How to do part (iii)? Does it relate to part (I) and (ii) at all?

Date Posted: 2 years ago
Views: 420
Eric Nicholas K
Eric Nicholas K
2 years ago
Need to prove that EXO and EFB are also similar, though this is easy to prove.

We need to do some calculations.

Will type out later at ~ 2 am.
Eric Nicholas K
Eric Nicholas K
2 years ago
Ok, so here's the deal.

If HO would be parallel to FB, it would make things simpler. But nowhere in the question mentioned this.

I give you a hint: it's indeed parallel. But how do we show this? (It's a prelude to the Midpoint Theorem)

----------------------------------------------

Consider triangles CHO and CFB.

• Notice clearly that CF = 2 CH because we are given that H is the midpoint of CF.

• Similarly, CB = 2 CO because O is the midpoint of the chord CB (meaning to say, both CO and OB are radii of the circle)

• So, the length ratio CF/CH = CB/CO = 2/1.

• With the sandwiched angle at C being a common angle, we have completed the S-A-S similarity proof.

------------------------------------------------

With the two triangles being similar, we will obtain the following result.

• Angle CHO = Angle CFB

But this would fall under the good corresponding angle rule - which can only happen when HO is parallel to FB.

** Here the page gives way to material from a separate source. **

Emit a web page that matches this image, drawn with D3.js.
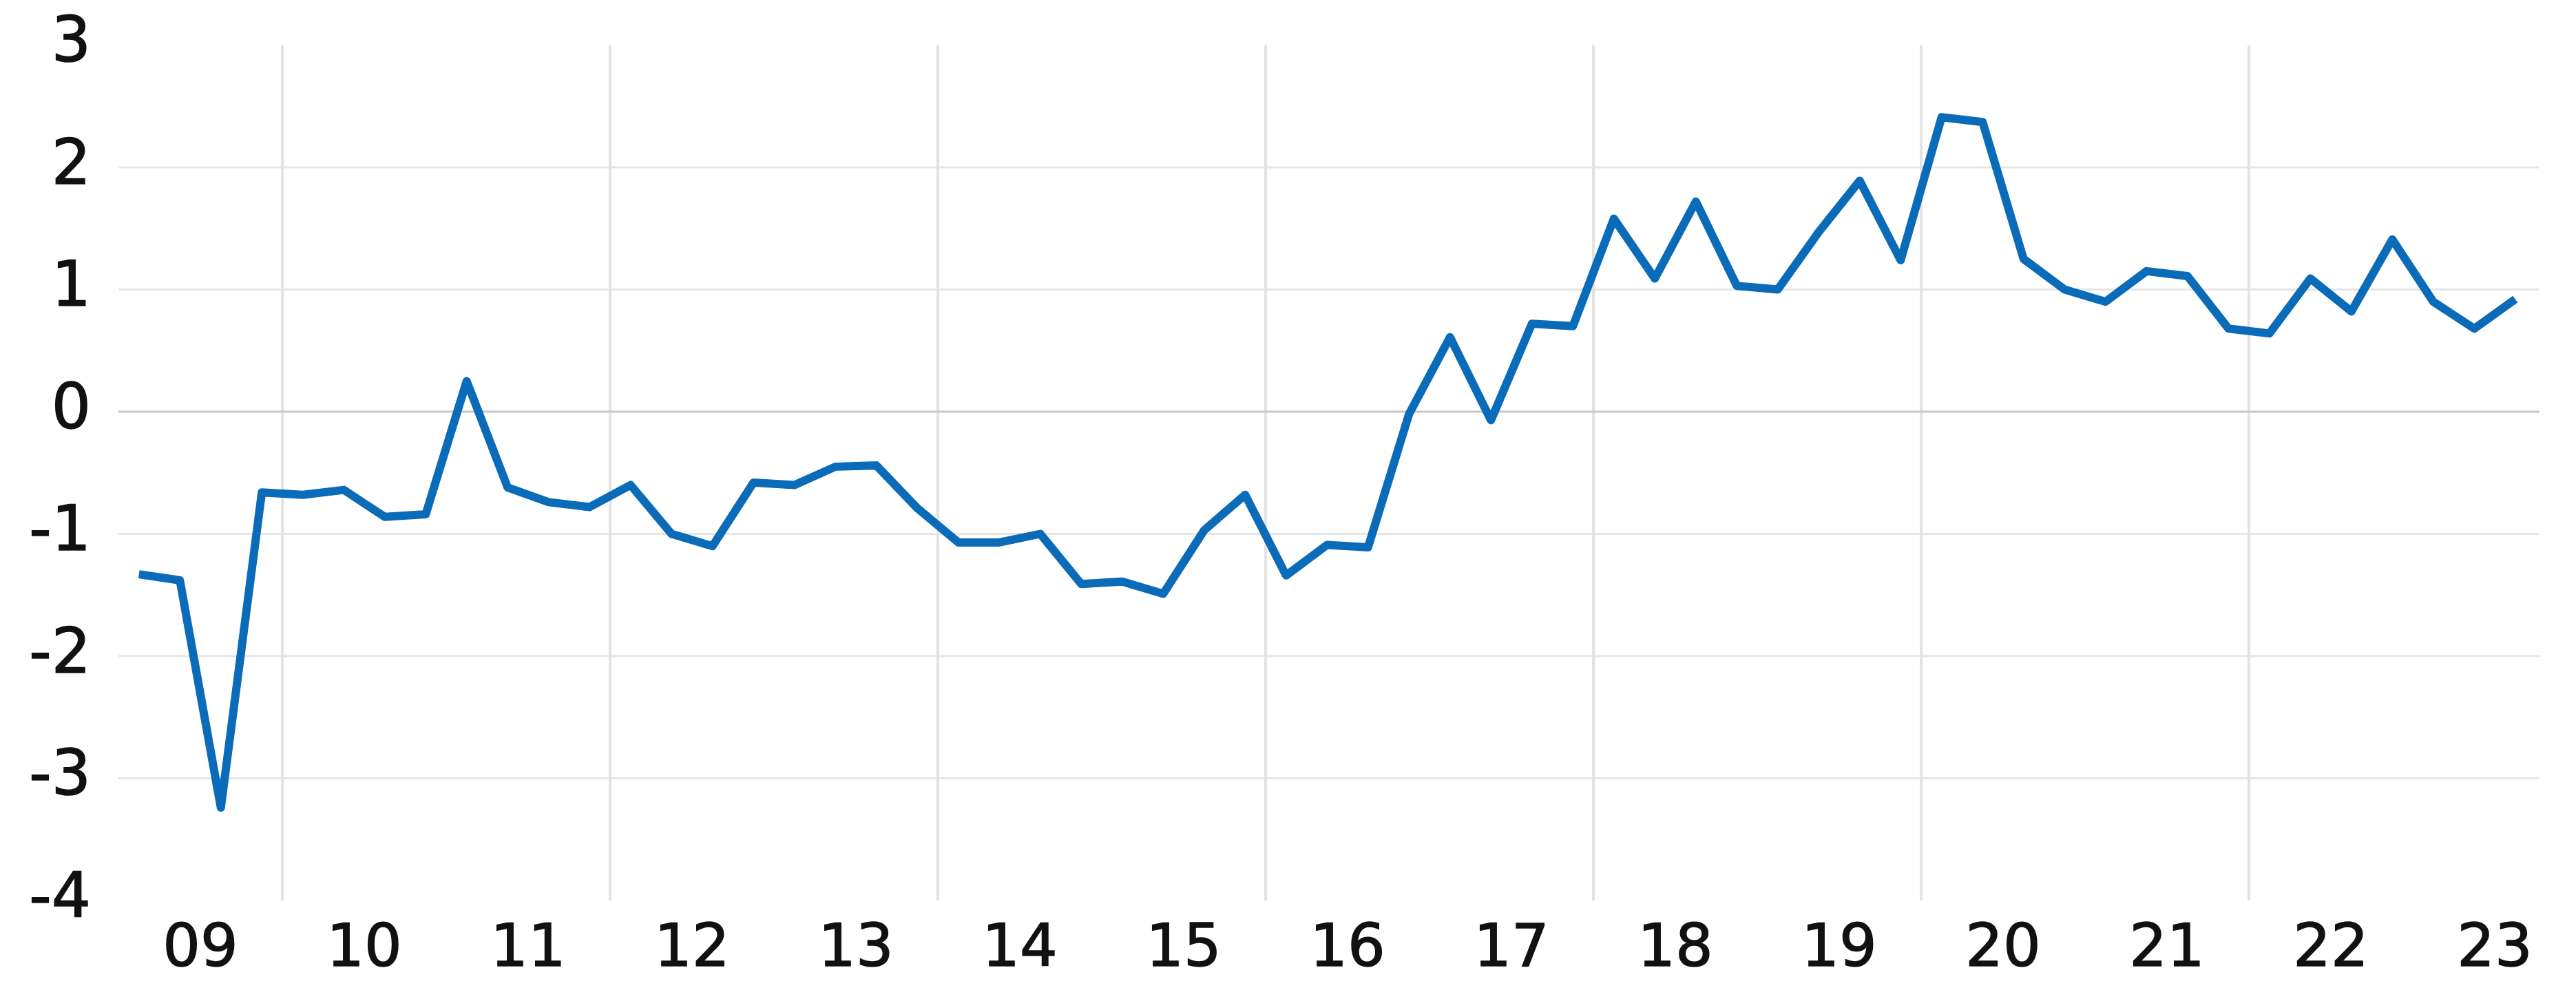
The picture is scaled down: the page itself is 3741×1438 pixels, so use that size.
<!DOCTYPE html>
<html lang="en">
  <head>
    <meta charset="utf-8">
    <title>Quarterly series 2009-2023</title>
    <script type="text/javascript" src="https://cdn.jsdelivr.net/npm/d3@7"></script>
    <style type="text/css">
     body { margin: 0; background: #ffffff; }
     svg { display: block; }
     .lbl { font-family: "DejaVu Sans", sans-serif; fill: #111111; stroke: #111111; stroke-width: 1.5px; }
    </style>
  </head>
  <body>
    <script type="text/javascript">

     // year tick labels and y tick labels
     let years = ["09", "10", "11", "12", "13", "14", "15", "16", "17", "18", "19", "20", "21", "22", "23"];
     let yTicks = [3, 2, 1, 0, -1, -2, -3, -4];
     let yGrid = [2, 1, -1, -2, -3];                  // light lines, zero line drawn on its own
     let yearLines = ["10", "12", "14", "16", "18", "20", "22"];   // vertical lines at the start of these years

     // quarterly values, 2009Q1 .. 2023Q3
     let values = [
       -1.33, -1.38, -3.24, -0.66,      // 09
       -0.68, -0.64, -0.86, -0.84,      // 10
        0.25, -0.62, -0.74, -0.78,      // 11
       -0.60, -1.00, -1.10, -0.58,      // 12
       -0.60, -0.45, -0.44, -0.79,      // 13
       -1.07, -1.07, -1.00, -1.41,      // 14
       -1.39, -1.49, -0.97, -0.68,      // 15
       -1.34, -1.09, -1.11, -0.02,      // 16
        0.61, -0.07,  0.72,  0.70,      // 17
        1.58,  1.09,  1.72,  1.03,      // 18
        1.00,  1.47,  1.89,  1.24,      // 19
        2.41,  2.37,  1.25,  1.00,      // 20
        0.90,  1.15,  1.11,  0.68,      // 21
        0.64,  1.09,  0.82,  1.41,      // 22
        0.90,  0.68,  0.92               // 23
     ];

     // category keys, one per quarter
     let quarters = [];
     years.forEach(yy => { for (let q = 1; q <= 4; q++) quarters.push(yy + "Q" + q); });
     quarters = quarters.slice(0, values.length);

     let w = 3741;
     let h = 1438;
     let margin = {top: 65.5, right: 54, bottom: 130, left: 172};

     let svg = d3.select("body").append("svg")
		 .attr("width", w)
		 .attr("height", h);

     let xScale = d3.scaleBand()
		    .domain(quarters)
		    .range([margin.left, margin.left + quarters.length * 59.5]);
     let bw = xScale.bandwidth();
     let gridRight = xScale.range()[1] + 5;

     let yScale = d3.scaleLinear()
		    .domain([-4, 3])
		    .range([h - margin.bottom, margin.top]);

     // horizontal grid
     svg.selectAll("line.hgrid")
	.data(yGrid)
	.enter()
	.append("line")
	.attr("class", "hgrid")
	.attr("x1", margin.left)
	.attr("x2", gridRight)
	.attr("y1", d => yScale(d))
	.attr("y2", d => yScale(d))
	.attr("stroke", "#e6e6e6")
	.attr("stroke-width", 3);

     // vertical grid, every second year
     svg.selectAll("line.vgrid")
	.data(yearLines)
	.enter()
	.append("line")
	.attr("class", "vgrid")
	.attr("x1", d => xScale(d + "Q1"))
	.attr("x2", d => xScale(d + "Q1"))
	.attr("y1", yScale(3))
	.attr("y2", yScale(-4))
	.attr("stroke", "#e3e3e3")
	.attr("stroke-width", 4);

     // zero line
     svg.append("line")
	.attr("x1", margin.left)
	.attr("x2", gridRight)
	.attr("y1", yScale(0))
	.attr("y2", yScale(0))
	.attr("stroke", "#c6c6c6")
	.attr("stroke-width", 3);

     // the series
     let line = d3.line()
		  .x((d, i) => xScale(quarters[i]) + bw / 2)
		  .y(d => yScale(d));

     svg.append("path")
	.datum(values)
	.attr("d", line)
	.attr("fill", "none")
	.attr("stroke", "#0a6bb8")
	.attr("stroke-width", 12)
	.attr("stroke-linejoin", "round")
	.attr("stroke-linecap", "butt");

     // y labels
     svg.selectAll("text.ylab")
	.data(yTicks)
	.enter()
	.append("text")
	.attr("class", "lbl ylab")
	.attr("transform", d => "translate(132," + (yScale(d) - 8) + ")")
	.attr("text-anchor", "end")
	.attr("dominant-baseline", "central")
	.attr("font-size", "90px")
	.text(d => d);

     // year labels, centred on each year
     svg.selectAll("text.xlab")
	.data(years)
	.enter()
	.append("text")
	.attr("class", "lbl xlab")
	.attr("transform", d => "translate(" + (xScale(d + "Q1") + 2 * bw) + ",1373)")
	.attr("text-anchor", "middle")
	.attr("dominant-baseline", "central")
	.attr("font-size", "86px")
	.text(d => d);
    </script>
  </body>
</html>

[So, the converse of the corresponding angle rule will be true as well]

Now we will need this for our proof.

Will update this in the next post.
Eric Nicholas K
Eric Nicholas K
2 years ago
We have already proved that triangles CHO and CFB are similar.

The subsequent result HO // FB is just as important.

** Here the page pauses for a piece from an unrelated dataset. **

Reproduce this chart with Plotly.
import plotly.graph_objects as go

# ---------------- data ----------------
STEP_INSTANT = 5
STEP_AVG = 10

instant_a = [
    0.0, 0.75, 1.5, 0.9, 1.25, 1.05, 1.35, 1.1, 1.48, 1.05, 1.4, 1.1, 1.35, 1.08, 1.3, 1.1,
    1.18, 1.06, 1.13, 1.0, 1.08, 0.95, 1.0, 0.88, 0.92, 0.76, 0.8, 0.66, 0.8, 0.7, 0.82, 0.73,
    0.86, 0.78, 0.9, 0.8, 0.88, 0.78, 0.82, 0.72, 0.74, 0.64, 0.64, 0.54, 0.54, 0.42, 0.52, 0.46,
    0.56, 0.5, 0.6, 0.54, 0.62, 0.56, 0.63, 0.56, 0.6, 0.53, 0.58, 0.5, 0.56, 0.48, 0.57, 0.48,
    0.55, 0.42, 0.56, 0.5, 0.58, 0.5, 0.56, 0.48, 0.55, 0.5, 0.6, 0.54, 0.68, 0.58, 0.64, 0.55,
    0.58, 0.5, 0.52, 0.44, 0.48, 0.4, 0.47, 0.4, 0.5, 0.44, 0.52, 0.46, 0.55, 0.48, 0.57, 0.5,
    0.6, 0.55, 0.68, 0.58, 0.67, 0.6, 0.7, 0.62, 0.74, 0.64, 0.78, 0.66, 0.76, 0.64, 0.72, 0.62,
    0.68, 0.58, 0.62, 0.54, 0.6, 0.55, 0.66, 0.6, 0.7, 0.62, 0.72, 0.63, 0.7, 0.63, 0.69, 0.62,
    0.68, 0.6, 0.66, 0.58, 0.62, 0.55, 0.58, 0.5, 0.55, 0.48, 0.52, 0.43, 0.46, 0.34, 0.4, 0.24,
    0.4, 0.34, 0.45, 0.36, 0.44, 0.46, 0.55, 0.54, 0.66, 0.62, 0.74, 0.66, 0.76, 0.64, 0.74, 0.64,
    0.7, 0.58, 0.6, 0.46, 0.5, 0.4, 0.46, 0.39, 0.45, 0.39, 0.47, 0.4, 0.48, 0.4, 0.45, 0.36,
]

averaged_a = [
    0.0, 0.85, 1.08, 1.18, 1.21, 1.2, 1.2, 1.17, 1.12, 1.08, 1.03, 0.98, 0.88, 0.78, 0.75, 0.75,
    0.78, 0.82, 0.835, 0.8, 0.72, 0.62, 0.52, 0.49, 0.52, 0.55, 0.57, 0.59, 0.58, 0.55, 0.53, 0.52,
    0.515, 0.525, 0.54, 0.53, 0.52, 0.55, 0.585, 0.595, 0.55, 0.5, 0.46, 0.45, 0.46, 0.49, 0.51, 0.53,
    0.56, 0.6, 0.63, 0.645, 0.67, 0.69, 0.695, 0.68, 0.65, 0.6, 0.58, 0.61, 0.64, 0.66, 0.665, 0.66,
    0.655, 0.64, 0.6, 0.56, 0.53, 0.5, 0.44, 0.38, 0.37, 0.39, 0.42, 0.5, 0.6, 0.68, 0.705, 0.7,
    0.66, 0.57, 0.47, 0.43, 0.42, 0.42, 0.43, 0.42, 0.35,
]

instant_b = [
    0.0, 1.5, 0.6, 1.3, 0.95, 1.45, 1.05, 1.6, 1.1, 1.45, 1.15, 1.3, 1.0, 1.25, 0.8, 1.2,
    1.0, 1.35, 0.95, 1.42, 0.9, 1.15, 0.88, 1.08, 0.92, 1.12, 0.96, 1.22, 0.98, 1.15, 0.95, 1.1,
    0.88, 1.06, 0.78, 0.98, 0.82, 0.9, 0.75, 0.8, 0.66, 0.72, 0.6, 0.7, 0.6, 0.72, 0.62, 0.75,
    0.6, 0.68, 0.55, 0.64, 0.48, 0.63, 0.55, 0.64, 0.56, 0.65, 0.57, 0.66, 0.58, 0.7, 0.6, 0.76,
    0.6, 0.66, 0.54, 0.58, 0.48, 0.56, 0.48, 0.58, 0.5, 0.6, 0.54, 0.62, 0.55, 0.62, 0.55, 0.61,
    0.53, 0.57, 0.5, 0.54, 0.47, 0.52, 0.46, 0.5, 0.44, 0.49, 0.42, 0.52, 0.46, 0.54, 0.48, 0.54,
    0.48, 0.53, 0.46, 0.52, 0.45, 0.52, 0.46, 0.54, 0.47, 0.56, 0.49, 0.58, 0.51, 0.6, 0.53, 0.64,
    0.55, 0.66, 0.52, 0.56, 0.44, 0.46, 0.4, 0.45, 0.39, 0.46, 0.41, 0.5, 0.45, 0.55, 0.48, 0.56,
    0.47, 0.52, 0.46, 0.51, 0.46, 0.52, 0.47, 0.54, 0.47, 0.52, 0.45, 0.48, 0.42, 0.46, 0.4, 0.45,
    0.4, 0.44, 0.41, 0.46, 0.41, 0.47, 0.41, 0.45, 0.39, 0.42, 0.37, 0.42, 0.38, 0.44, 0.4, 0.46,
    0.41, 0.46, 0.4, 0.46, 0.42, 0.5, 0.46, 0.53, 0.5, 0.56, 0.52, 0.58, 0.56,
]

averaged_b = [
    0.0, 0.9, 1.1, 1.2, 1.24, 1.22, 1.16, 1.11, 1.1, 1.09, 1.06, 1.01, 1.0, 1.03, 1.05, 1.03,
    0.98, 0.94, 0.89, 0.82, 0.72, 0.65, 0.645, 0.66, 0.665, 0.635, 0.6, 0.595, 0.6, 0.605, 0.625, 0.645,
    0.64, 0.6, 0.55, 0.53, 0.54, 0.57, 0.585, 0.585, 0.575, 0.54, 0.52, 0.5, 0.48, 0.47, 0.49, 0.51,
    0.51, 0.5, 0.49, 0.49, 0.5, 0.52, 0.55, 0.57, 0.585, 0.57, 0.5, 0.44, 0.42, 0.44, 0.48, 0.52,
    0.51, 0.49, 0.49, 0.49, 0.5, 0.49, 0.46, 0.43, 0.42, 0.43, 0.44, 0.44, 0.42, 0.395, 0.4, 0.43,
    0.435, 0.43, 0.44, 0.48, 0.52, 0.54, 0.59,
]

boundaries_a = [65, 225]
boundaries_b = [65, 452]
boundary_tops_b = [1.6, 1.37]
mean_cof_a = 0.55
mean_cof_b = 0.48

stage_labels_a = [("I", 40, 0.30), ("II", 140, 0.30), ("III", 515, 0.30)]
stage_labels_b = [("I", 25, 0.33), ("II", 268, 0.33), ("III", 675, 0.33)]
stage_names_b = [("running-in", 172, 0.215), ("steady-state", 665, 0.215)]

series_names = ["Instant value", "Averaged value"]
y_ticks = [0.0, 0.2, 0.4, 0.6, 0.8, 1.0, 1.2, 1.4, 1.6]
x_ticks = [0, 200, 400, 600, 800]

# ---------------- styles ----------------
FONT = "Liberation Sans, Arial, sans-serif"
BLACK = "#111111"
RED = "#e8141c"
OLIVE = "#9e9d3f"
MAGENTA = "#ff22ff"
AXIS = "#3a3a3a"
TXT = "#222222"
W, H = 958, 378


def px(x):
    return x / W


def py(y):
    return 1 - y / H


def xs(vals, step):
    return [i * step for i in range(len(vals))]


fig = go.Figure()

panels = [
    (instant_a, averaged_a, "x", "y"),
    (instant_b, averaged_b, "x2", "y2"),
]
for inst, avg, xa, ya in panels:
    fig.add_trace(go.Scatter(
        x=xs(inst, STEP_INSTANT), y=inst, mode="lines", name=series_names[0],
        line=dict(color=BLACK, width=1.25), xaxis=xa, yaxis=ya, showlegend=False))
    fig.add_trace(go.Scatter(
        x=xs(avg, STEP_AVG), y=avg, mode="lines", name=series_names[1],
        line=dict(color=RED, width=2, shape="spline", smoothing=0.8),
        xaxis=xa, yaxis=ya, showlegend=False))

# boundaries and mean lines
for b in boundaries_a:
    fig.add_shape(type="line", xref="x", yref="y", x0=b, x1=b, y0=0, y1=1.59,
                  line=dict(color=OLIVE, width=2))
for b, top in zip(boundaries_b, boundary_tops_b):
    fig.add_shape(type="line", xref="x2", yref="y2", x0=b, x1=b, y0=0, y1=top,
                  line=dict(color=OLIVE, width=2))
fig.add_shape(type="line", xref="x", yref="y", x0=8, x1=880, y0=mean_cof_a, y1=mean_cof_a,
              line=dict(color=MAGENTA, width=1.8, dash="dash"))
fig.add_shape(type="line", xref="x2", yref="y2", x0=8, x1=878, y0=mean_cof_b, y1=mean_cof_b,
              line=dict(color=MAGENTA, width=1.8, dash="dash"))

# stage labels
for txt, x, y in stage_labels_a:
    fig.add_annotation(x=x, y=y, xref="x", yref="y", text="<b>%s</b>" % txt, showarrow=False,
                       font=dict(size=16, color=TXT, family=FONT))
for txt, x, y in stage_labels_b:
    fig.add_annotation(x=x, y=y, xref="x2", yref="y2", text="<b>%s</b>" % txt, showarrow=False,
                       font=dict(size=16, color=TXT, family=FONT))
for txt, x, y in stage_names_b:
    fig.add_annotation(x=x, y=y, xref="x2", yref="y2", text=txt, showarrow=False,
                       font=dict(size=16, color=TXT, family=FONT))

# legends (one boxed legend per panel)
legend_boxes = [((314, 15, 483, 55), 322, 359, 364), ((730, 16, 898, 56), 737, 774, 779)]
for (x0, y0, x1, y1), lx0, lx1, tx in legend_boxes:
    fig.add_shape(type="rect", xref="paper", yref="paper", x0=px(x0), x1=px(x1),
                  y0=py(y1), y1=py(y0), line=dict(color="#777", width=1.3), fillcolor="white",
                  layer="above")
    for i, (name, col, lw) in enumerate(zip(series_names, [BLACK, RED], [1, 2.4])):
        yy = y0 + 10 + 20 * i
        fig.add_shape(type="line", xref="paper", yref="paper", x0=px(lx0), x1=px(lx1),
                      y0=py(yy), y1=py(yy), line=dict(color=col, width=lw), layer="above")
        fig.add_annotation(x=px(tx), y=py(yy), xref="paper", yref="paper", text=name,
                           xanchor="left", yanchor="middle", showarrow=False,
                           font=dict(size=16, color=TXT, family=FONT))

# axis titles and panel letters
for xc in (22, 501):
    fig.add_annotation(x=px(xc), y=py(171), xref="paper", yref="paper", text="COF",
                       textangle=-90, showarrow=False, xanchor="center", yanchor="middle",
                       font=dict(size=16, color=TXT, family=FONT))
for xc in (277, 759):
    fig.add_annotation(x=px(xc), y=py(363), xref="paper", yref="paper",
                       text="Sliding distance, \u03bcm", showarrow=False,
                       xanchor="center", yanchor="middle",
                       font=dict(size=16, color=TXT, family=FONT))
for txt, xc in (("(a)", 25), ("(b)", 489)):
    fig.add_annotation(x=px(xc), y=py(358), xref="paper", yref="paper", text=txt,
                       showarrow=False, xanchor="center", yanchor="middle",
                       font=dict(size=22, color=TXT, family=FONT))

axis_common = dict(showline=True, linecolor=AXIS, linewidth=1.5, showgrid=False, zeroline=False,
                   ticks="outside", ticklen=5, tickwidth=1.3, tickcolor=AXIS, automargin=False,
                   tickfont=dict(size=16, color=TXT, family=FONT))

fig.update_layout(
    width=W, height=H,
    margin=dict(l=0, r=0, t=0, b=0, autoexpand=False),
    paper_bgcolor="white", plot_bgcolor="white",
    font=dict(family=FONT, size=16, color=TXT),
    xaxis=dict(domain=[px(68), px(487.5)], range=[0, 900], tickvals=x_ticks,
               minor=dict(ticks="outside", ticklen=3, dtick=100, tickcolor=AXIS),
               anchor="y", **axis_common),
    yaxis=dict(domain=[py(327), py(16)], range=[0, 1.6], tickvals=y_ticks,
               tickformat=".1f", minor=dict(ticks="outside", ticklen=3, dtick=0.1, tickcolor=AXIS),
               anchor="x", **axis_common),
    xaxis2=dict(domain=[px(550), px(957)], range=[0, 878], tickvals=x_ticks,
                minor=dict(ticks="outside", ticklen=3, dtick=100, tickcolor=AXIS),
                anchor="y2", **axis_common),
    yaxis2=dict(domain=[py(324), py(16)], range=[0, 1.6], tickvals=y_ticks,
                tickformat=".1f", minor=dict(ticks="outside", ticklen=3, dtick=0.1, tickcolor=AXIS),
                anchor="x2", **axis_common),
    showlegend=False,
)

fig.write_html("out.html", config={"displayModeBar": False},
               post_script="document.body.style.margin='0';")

Looking at triangles EXO and EFB, we will see several instances of corresponding angles
• Angle EXO = Angle EFB [A]
• Angle EOX = Angle EBF [A]

[Needless to say, angle E is common]

This completes our A-A similarity proof for triangles EXO and EFB.

Now, it's time to do the calculations.

------------------------------------------------------

(First point)

First, what can we tell about the length ratio FB : HO?

Well, we have already found that triangles CFB and CHO are similar, with length ratio 2 : 1.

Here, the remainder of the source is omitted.